L’occasione del consiglio comunale aperto di Fossato di Vico è stata ancora una volta un’occasione persa affinchè da un territorio che sta scontando pesantemente e più di altri la crisi potesse emergere una consapevolezza unitaria sulla necessità e l’urgenza di capovolgere completamente l’ordine delle priorità nelle politiche economiche e sociali del nostro Paese e si potesse pretendere un intervento diretto del Governo sia nello specifico della vertenza Faber, sia nella più generale necessità di predisporre processi di reindustrializzazione del nostro territorio, un obiettivo che non diventerebbe mai concretizzabile, neanche in misura minima, dalle sole forze istituzionali, politiche, economiche e sociali locali, senza che vi sia un impegno forte di politica industriale da parte del governo.

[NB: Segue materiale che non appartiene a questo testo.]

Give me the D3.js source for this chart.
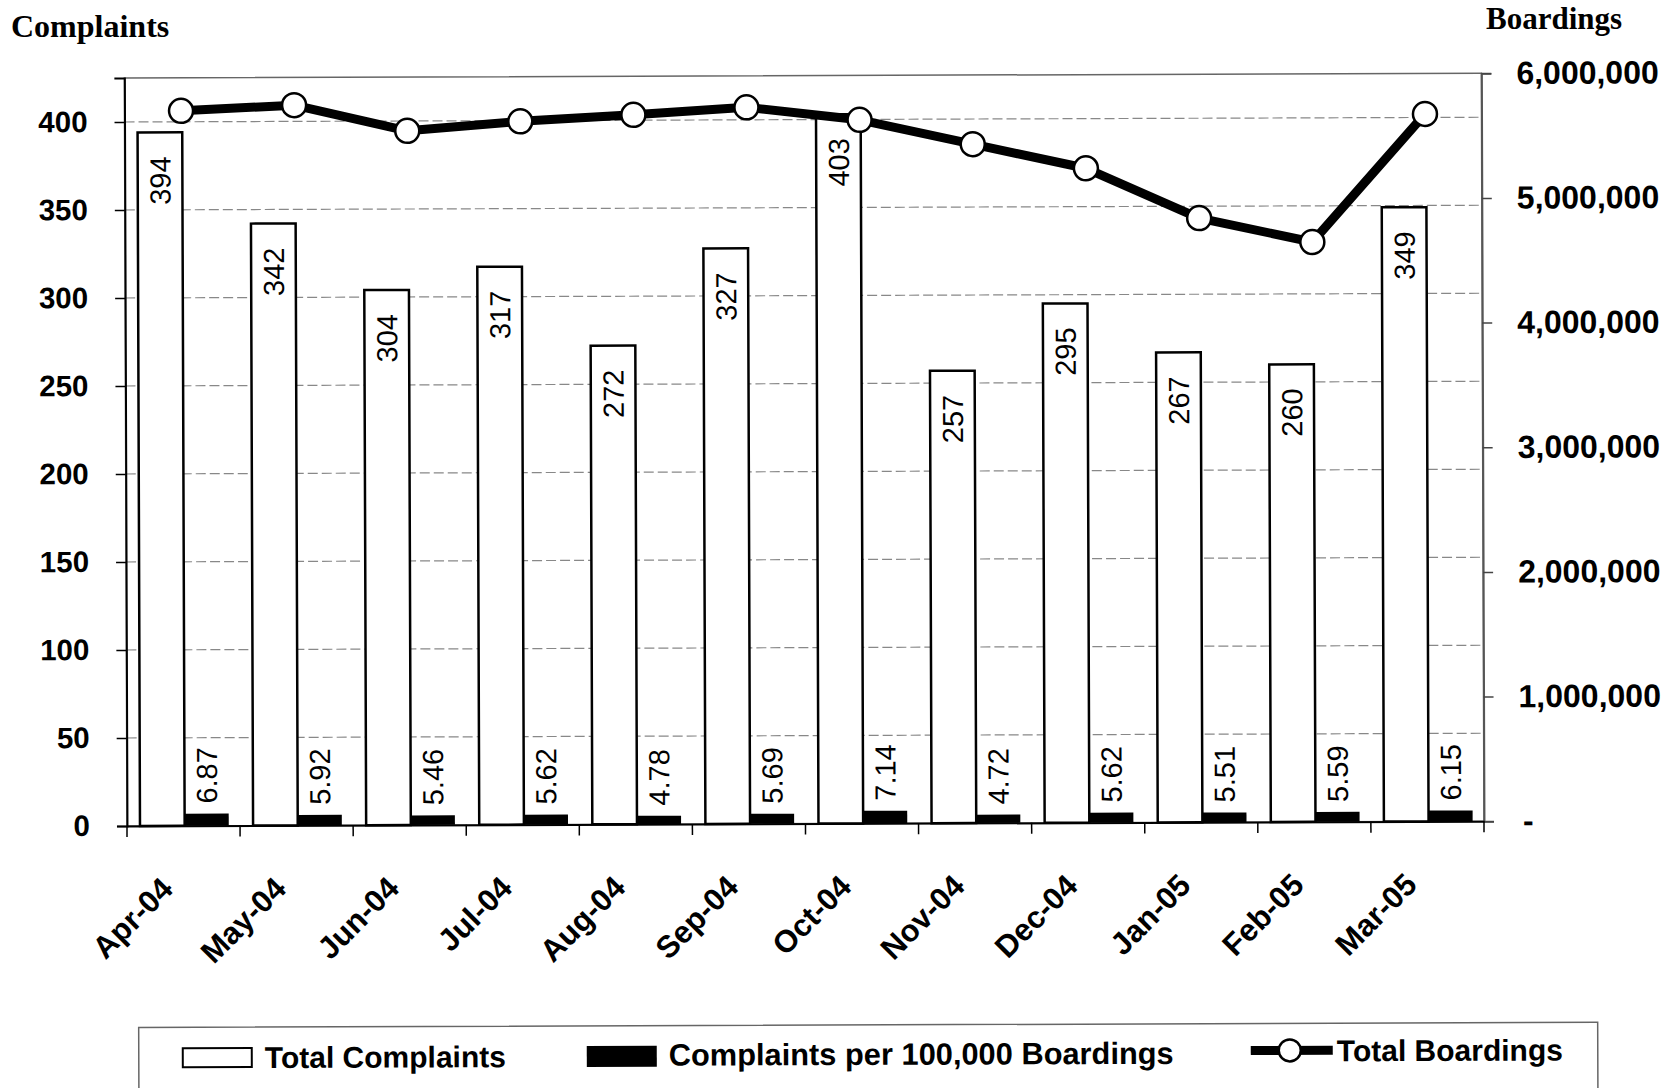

In entrambi i casi, non significa certo che saremmo vicini ad una soluzione: ma una nuova politica industriale che dica finalmente quali debbano essere le priorità produttive d’interesse strategico per il nostro Paese, ne sostenga attivamente l’affermazione e lo sviluppo, incentivi la riconversione ecologica, ponga un freno alla chiusura delle aziende ed impedisca la fuga all’estero di quelle in buona salute, significa realizzare una precondizione per un’inversione della tendenza. Così come nel caso della Faber l’intervento del governo sul tavolo della trattativa ad impedire che la multinazionale potesse “fare come gli pare” era, e per noi resta, una precondizione irrinunciabile per salvaguardare la produzione presso lo stabilimento umbro e i posti di lavoro.
Non c’è da scomodare Marx o lo stesso Keynes per una simile considerazione. Tutti a fare professione di liberismo? Soccorre Tocqueville allorquando richiamava l’intervento della mano pubblica e statale a dirimere le controversie e i conflitti tra capitale e lavoro, nella consapevolezza della necessità di dover compensare con esso la forza del potere economico delle imprese di fronte alla fragilità dei lavoratori e delle loro rappresentanze, soprattutto nei casi in cui fossero così evidenti le ingiustizie: la decisione della Franke di chiudere lo stabilimento di Fossato non è un’arrogante ingiustizia, considerando la produttività dell’opificio e l’unica giustificazione riscontrabile nell’azienda nella sua volontà di massimizzare altrove i profitti?
E’ dunque singolare ed è inspiegabile se non per ragioni di comodo politico e di perseveranza ideologica sulle compatibilità liberiste che dal consiglio comunale di sabato scorso non sia scaturita con forza e sulla base dell’unità delle Istituzioni regionali e locali e delle forze economiche e sociali presenti, una formale richiesta di intervento al Governo centrale e al Ministero dello sviluppo economico. Solo quest’esito avrebbe potuto ricostruire le condizioni minime per affrontare le problematiche legate alla situazione economica del territorio. Un’altra occasione persa che gli stessi operai devono aver presagito, rinunciando così alla loro presenza.